## Required task
Extract every line from the records below that contains the word "this".

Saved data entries
***

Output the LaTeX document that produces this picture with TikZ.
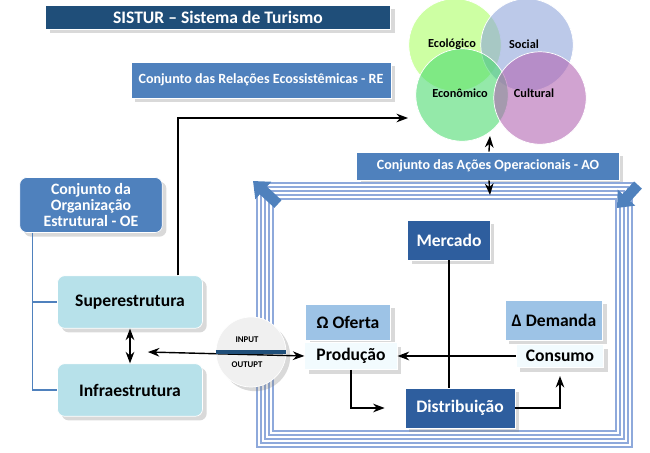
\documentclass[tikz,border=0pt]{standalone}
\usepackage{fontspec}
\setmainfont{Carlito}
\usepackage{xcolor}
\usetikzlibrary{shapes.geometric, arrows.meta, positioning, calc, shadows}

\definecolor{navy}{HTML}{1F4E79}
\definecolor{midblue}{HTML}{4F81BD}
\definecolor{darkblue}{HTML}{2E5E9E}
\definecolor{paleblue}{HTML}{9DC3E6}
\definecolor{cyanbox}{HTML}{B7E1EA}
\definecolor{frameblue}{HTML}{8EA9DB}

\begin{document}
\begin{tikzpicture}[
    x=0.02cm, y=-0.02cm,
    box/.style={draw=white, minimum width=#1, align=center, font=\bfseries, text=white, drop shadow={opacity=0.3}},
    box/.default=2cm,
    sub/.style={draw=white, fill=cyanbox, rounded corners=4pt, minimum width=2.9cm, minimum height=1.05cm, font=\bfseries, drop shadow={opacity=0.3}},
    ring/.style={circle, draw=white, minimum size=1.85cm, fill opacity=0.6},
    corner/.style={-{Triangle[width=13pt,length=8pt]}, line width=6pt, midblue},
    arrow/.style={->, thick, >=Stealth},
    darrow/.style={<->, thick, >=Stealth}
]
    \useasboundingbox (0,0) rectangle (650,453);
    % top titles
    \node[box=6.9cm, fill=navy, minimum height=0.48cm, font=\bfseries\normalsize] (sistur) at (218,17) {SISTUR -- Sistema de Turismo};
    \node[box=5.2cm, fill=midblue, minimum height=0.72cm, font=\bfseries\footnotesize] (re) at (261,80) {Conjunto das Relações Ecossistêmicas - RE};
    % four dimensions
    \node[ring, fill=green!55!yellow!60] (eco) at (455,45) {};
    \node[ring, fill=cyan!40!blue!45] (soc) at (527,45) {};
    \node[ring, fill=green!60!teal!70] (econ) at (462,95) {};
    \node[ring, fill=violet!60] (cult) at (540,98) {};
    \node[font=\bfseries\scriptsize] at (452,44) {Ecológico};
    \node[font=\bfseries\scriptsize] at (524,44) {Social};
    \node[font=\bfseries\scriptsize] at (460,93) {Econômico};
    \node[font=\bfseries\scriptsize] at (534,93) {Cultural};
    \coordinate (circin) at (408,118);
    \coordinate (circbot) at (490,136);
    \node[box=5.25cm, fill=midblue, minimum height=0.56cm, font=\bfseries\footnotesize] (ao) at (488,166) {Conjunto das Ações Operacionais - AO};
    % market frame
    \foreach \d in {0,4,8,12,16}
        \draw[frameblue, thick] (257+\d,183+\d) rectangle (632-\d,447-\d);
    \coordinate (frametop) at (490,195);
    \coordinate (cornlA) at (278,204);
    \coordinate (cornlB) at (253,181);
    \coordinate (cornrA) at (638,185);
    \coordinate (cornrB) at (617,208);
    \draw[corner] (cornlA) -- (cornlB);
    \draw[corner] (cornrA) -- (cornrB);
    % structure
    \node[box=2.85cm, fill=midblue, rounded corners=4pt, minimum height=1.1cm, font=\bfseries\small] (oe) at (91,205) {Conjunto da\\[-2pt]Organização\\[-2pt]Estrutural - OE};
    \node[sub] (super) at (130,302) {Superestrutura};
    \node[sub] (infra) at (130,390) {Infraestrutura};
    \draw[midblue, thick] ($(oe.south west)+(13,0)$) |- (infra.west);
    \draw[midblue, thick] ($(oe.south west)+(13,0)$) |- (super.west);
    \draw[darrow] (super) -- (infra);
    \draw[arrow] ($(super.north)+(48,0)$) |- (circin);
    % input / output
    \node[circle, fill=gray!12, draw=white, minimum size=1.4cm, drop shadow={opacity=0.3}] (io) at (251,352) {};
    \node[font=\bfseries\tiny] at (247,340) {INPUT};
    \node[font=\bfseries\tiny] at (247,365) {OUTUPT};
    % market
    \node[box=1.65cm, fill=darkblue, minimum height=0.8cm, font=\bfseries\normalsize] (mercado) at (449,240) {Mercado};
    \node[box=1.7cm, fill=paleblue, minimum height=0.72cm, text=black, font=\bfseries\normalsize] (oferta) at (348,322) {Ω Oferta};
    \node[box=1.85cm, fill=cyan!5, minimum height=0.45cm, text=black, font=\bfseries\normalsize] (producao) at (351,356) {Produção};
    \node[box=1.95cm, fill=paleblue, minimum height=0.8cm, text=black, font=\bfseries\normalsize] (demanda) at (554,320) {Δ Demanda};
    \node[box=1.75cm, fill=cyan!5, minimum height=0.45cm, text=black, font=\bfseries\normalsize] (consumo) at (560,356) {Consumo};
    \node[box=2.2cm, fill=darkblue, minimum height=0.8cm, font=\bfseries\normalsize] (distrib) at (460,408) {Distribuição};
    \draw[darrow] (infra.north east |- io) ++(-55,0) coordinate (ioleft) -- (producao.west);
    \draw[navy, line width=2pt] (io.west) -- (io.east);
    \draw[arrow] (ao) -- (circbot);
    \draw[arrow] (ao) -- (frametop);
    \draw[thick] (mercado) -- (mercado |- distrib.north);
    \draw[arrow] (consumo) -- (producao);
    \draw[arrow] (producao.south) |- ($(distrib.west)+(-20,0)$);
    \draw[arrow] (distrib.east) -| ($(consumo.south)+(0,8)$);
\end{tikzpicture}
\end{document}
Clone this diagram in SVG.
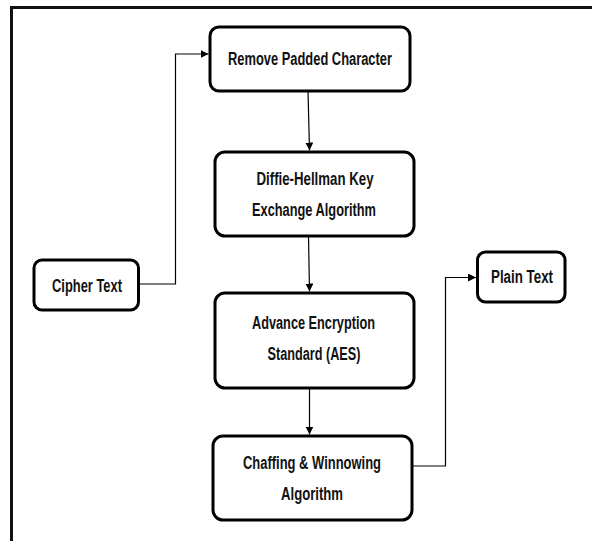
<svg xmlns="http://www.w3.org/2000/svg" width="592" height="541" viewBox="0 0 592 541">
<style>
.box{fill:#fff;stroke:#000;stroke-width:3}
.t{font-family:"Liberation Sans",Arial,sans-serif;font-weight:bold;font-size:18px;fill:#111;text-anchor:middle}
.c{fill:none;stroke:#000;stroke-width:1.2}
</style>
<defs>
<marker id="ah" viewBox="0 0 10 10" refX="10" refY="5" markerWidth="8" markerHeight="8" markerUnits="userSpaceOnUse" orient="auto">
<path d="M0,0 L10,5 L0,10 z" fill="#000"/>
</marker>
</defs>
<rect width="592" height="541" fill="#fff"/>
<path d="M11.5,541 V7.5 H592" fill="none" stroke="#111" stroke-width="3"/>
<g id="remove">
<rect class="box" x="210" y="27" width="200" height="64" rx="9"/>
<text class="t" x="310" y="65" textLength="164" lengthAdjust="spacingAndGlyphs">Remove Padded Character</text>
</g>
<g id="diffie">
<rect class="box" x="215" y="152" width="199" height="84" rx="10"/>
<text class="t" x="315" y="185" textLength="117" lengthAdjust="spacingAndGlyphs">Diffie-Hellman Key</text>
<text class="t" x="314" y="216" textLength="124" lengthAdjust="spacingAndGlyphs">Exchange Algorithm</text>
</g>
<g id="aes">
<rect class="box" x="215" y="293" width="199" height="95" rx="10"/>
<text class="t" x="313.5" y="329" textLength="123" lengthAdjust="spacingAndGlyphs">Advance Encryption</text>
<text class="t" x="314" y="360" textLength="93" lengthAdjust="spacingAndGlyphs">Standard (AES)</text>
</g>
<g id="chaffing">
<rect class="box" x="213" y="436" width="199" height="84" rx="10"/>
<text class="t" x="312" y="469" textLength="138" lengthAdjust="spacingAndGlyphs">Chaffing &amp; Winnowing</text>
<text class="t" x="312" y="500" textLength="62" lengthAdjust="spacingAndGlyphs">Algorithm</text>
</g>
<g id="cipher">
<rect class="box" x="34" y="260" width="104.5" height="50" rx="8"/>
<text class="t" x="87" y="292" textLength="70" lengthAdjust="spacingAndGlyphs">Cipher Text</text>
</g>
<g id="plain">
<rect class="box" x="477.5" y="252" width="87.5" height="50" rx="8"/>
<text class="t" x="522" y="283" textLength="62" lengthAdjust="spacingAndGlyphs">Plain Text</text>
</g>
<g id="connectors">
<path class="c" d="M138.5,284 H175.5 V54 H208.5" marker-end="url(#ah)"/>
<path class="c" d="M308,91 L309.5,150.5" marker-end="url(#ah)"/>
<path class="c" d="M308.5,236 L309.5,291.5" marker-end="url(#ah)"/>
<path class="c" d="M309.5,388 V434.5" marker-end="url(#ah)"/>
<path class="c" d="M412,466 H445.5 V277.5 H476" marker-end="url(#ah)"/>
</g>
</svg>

***

## Output of the task
Output the LaTeX document that produces this picture with TikZ.
Clone this diagram in SVG.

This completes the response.